Spesso si assiste alla normalità di una lezione, a un modo di produrre il suono, riprodurre il fraseggio e quindi di eseguire che è già stato parzialmente acquisito dall’allievo durante la lettura del brano stesso. Una parte di questa acquisizione è quindi diventata uno schema comportamentale, ossia una successione di movimenti tesi alla realizzazione delle prime intenzioni che sono intercorse fra l’esecutore e la partitura che si appresta a studiare.

L’approccio tecnico di studio si verifica solo nel momento in cui a quel movimento viene anteposta una chiarificazione razionale, ossia definendo le qualità di quel movimento, spiegarne la natura e soprattutto metterne in evidenza la reale efficacia. Ma la conseguenza è che molti aspetti del movimento che erano dettati più dall’istinto e che potremmo definire una soluzione provvisoria agli ostacoli necessitano di essere ripuliti da quella dispersione di energie e di fatiche superflue. È importante, quindi, che queste energie vengano rigovernate per essere canalizzate nel gesto tecnico vero e proprio, e soprattutto artisticamente consapevole, che permetta di raggiungere il risultato auspicato.

Dall’operazione di discernimento che ne deriva subentra il terzo aspetto predefinito fondamentale e cruciale in fase di studio e di analisi del movimento che è la cosiddetta “selezione del moto”.

Selezione del moto: la chiave per la padronanza tecnica

La selezione del moto è la capacità di scegliere i movimenti giusti al momento giusto. È l'abilità di distinguere tra i movimenti essenziali e quelli superflui, tra quelli che producono il suono voluto e l’intenzione musicale consapevole e quelli che lo compromettono.

La selezione del moto è un processo complesso che richiede tempo, esperienza e dedizione. Attraverso lo studio costante e l'ascolto attento, possiamo affinare la nostra sensibilità e imparare a selezionare i movimenti in modo sempre più definito e consapevole.
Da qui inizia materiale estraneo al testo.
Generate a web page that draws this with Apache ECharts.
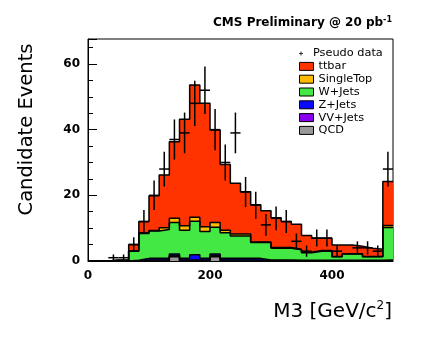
<!DOCTYPE html>
<html><head><meta charset="utf-8">
<script src="https://cdn.jsdelivr.net/npm/echarts@6/dist/echarts.min.js"></script>
<style>html,body{margin:0;padding:0;background:#fff}#c{width:436px;height:340px}</style>
</head><body><div id="c"></div>
<script>
// 30 bins over 0-500 GeV/c^2
const binWidth = 500 / 30;
const binLow = Array.from({length: 30}, (_, i) => i * binWidth);
const binCenter = binLow.map(v => v + binWidth / 2);

// MC components (events per bin), stacked bottom -> top
const qcd    = [0,0,0,0,0,0,0,0,1.3,0,0,0,1.3,0,0,0,0,0,0,0,0,0,0,0,0,0,0,0,0,0];
const vvJets = [0,0,0,0,0,0.3,0.3,0.3,0.3,0.3,0.3,0.3,0.3,0.3,0.3,0.3,0.3,0,0,0,0,0,0,0,0,0,0,0,0,0];
const zJets  = [0,0,0,0,0.2,0.5,0.5,0.5,0.5,0.5,1.6,0.5,0.5,0.5,0.5,0.5,0.5,0.3,0.3,0.3,0.2,0.2,0.2,0.2,0.2,0.2,0.2,0.2,0.2,0.3];
const wJets  = [0,0,0.2,0.3,2.8,7.6,8.3,8.8,9.6,8.6,10.2,8.2,8.2,7.8,6.8,6.8,4.8,5.3,3.6,3.6,3.2,2.3,2.8,2.8,1.1,1.9,1.9,1.1,1.1,9.9];
const singleTop = [0,0,0,0,0.1,0.2,0.2,0.5,1.3,1.3,1.2,1.4,1.4,0.8,0.6,0.6,0.2,0.2,0.2,0.2,0.2,0.2,0.2,0.2,0.1,0.1,0.1,0.1,0.1,0.6];
const ttbar  = [0,0,0,0,1.9,3.4,10.6,16.1,23.3,32.5,40.3,37.6,28.2,20.0,15.5,12.9,11.3,9.5,9.1,7.9,7.6,5.1,3.7,3.7,3.5,2.7,2.3,2.5,2.2,13.4];

// Pseudo data and its error bars
const pseudoData = [0,0,1,1,5,12,20,28,37,39,48,52,40,30,39,21,17,11,13,12,6,3,7,7,3,0,4,4,3,28];
const pseudoErr  = [0,0,1,1,2.2,3.5,4.5,5.3,6.1,6.2,6.9,7.2,6.3,5.5,6.2,4.6,4.1,3.3,3.6,3.5,2.4,1.7,2.6,2.6,1.7,0,2,2,1.7,5.3];

const xTicks = [0, 200, 400];
const yTicks = [0, 20, 40, 60];

const FONT = 'DejaVu Sans';
// bottom -> top order of the stack
const comps = [
  {name: 'QCD', data: qcd, color: '#999999'},
  {name: 'VV+Jets', data: vvJets, color: '#8a00f0'},
  {name: 'Z+Jets', data: zJets, color: '#0a0aff'},
  {name: 'W+Jets', data: wJets, color: '#44e844'},
  {name: 'SingleTop', data: singleTop, color: '#ffbb00'},
  {name: 'ttbar', data: ttbar, color: '#ff3300'}
];

// cumulative sums (THStack style): each layer is drawn from 0 up to its cumulative top
let running = binLow.map(() => 0);
comps.forEach(c => {
  running = running.map((v, i) => v + c.data[i]);
  c.cum = running.slice();
});

function stepData(arr) {
  const d = arr.map((v, i) => [binLow[i], v]);
  d.push([500, arr[arr.length - 1]]);
  return d;
}

// draw the tallest (top of stack) first, then lower layers over it
const series = comps.slice().reverse().map(c => ({
  name: c.name, type: 'line', step: 'end', symbol: 'none',
  data: stepData(c.cum),
  itemStyle: {color: c.color},
  lineStyle: {color: '#000', width: 1.5},
  areaStyle: {color: c.color, opacity: 1, origin: 'start'},
  xAxisIndex: 0, yAxisIndex: 0, animation: false, z: 2
}));

series.push({
  name: 'Pseudo data', type: 'custom', xAxisIndex: 0, yAxisIndex: 0, z: 5,
  data: binCenter.map((x, i) => [x, pseudoData[i], pseudoErr[i]]),
  encode: {x: 0, y: 1},
  itemStyle: {color: '#000'},
  renderItem: function (params, api) {
    const x = api.value(0), y = api.value(1), e = api.value(2);
    if (!(y > 0)) return {type: 'group', children: []};
    const c = api.coord([x, y]);
    const lo = api.coord([x, y - e]), hi = api.coord([x, y + e]);
    const l = api.coord([x - binWidth / 2, y]), r = api.coord([x + binWidth / 2, y]);
    return {type: 'group', children: [
      {type: 'line', shape: {x1: lo[0], y1: lo[1], x2: hi[0], y2: hi[1]}, style: {stroke: '#000', lineWidth: 1.5}},
      {type: 'line', shape: {x1: l[0], y1: c[1], x2: r[0], y2: c[1]}, style: {stroke: '#000', lineWidth: 1.5}}
    ]};
  }
});

const legendOrder = ['ttbar', 'SingleTop', 'W+Jets', 'Z+Jets', 'VV+Jets', 'QCD'];
const colorOf = {};
comps.forEach(c => colorOf[c.name] = c.color);

const chart = echarts.init(document.getElementById('c'), null, {renderer: 'canvas'});
chart.setOption({
  animation: false,
  backgroundColor: '#fff',
  grid: {left: 88, right: 43, top: 39, bottom: 79, show: true, borderColor: '#000', borderWidth: 1, z: 0},
  xAxis: [{
    type: 'value', min: 0, max: 500, interval: 200, z: 10,
    axisLine: {show: true, lineStyle: {color: '#000', width: 1}},
    axisTick: {show: false},
    splitLine: {show: false},
    axisLabel: {margin: 9, color: '#000', fontFamily: FONT, fontWeight: 'bold', fontSize: 12,
      formatter: v => (xTicks.indexOf(v) >= 0 ? String(v) : '')}
  }],
  yAxis: [{
    type: 'value', min: 0, max: 67.6, interval: 5, position: 'left', z: 10,
    axisLine: {show: true, lineStyle: {color: '#000', width: 1}},
    axisTick: {show: true, inside: true, length: 5, lineStyle: {color: '#000'}},
    axisLabel: {show: false},
    splitLine: {show: false}
  }, {
    type: 'value', min: 0, max: 67.6, interval: 20, position: 'left', z: 10,
    axisLine: {show: false},
    axisTick: {show: true, inside: true, length: 9, lineStyle: {color: '#000'}},
    axisLabel: {margin: 8, color: '#000', fontFamily: FONT, fontWeight: 'bold', fontSize: 12,
      formatter: v => (yTicks.indexOf(v) >= 0 ? String(v) : '')},
    splitLine: {show: false}
  }],
  legend: [{
    orient: 'vertical', left: 294, top: 42, itemWidth: 14, itemHeight: 4, itemGap: 0,
    selectedMode: false,
    textStyle: {fontFamily: FONT, fontSize: 11.3, color: '#000', lineHeight: 12.8},
    data: [{name: 'Pseudo data', icon: 'path://M4,0h2v4h4v2h-4v4h-2v-4h-4v-2h4z', itemStyle: {color: '#000'}}]
  }, {
    orient: 'vertical', left: 294, top: 55, itemWidth: 14, itemHeight: 8, itemGap: 0,
    selectedMode: false,
    textStyle: {fontFamily: FONT, fontSize: 11.3, color: '#000', lineHeight: 12.8},
    data: legendOrder.map(n => ({name: n, icon: 'rect',
      itemStyle: {color: colorOf[n], borderColor: '#000', borderWidth: 1}}))
  }],
  graphic: [{
    type: 'text', x: 392, y: 23, z: 20,
    style: {text: '{a|CMS Preliminary @ 20 pb}{b|-1}', align: 'right', verticalAlign: 'middle',
      rich: {a: {fontFamily: FONT, fontSize: 12, fontWeight: 'bold', fill: '#000', lineHeight: 14},
             b: {fontFamily: FONT, fontSize: 8, fontWeight: 'bold', fill: '#000', verticalAlign: 'top', lineHeight: 14}}}
  }, {
    type: 'text', x: 27, y: 129.5, rotation: Math.PI / 2, z: 20,
    style: {text: 'Candidate Events', fontFamily: FONT, fontSize: 19.5, fill: '#000', align: 'center', verticalAlign: 'middle'}
  }, {
    type: 'text', x: 392, y: 312, z: 20,
    style: {text: '{a|M3 [GeV/c}{b|2}{a|]}', align: 'right', verticalAlign: 'middle',
      rich: {a: {fontFamily: FONT, fontSize: 20, fill: '#000', lineHeight: 24},
             b: {fontFamily: FONT, fontSize: 12, fill: '#000', verticalAlign: 'top', lineHeight: 24}}}
  }],
  series: series
});
</script>
</body></html>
Mi piace qui citare una famosa battuta ironica di un rinomato pianista che non voglio nominare per così poco ma che comunque arriva al nocciolo del problema. Si tratta di un’espressione in gergo comune riguardante l’insegnamento del pianoforte che si riferisce, in particolar modo, al cosiddetto peso del braccio, quindi all’utilizzo del peso del braccio per la produzione del suono. A tal proposito, questo grande pianista si espresse con ironia dicendo che l’unico vero braccio di cui si possa considerare solo il peso è quello di un morto. Infatti, nel momento in cui le braccia vengono portate alla tastiera per favorire non solo l’interazione delle dita ma di tutto l’apparato psicomotorio del pianista, viene spontaneo chiedersi come sia possibile che le braccia siano sollevate su un piano orizzontale senza l’utilizzo dei muscoli necessari. Partendo da questo spunto di ironia, si può spiegare quanto sia sottile e delicato poi fare proprio, attraverso il corretto insegnamento, il corretto studio e soprattutto la capacità di sentire nelle proprie funzioni psicofisiche muscolari tutte le possibilità di movimento che ci permettono di agire nei confronti della tastiera e dello strumento.

Questa consapevolezza richiede un percorso di studi molto lungo e accompagnato dall’osservazione continuativa ed esperta di una scuola pianistica fondata al punto tale che per ogni singola funzione del movimento tecnico si possa parlare di selezione consapevole che distingue il maturamento tecnico vero e proprio che si richiede all’esecutore attraverso lo studio di molti anni.

Conclusione

La tecnica pianistica piò diventare un viaggio affascinante, che ci porta a esplorare le infinite possibilità dell’espressione musicale. Attraverso uno studio accurato del rapporto fra stabilità, movimento e selezione del moto, possiamo costruire una solida base da cui sviluppare la tecnica che ci permetterà di affrontare una sempre più ampia letteratura pianistica.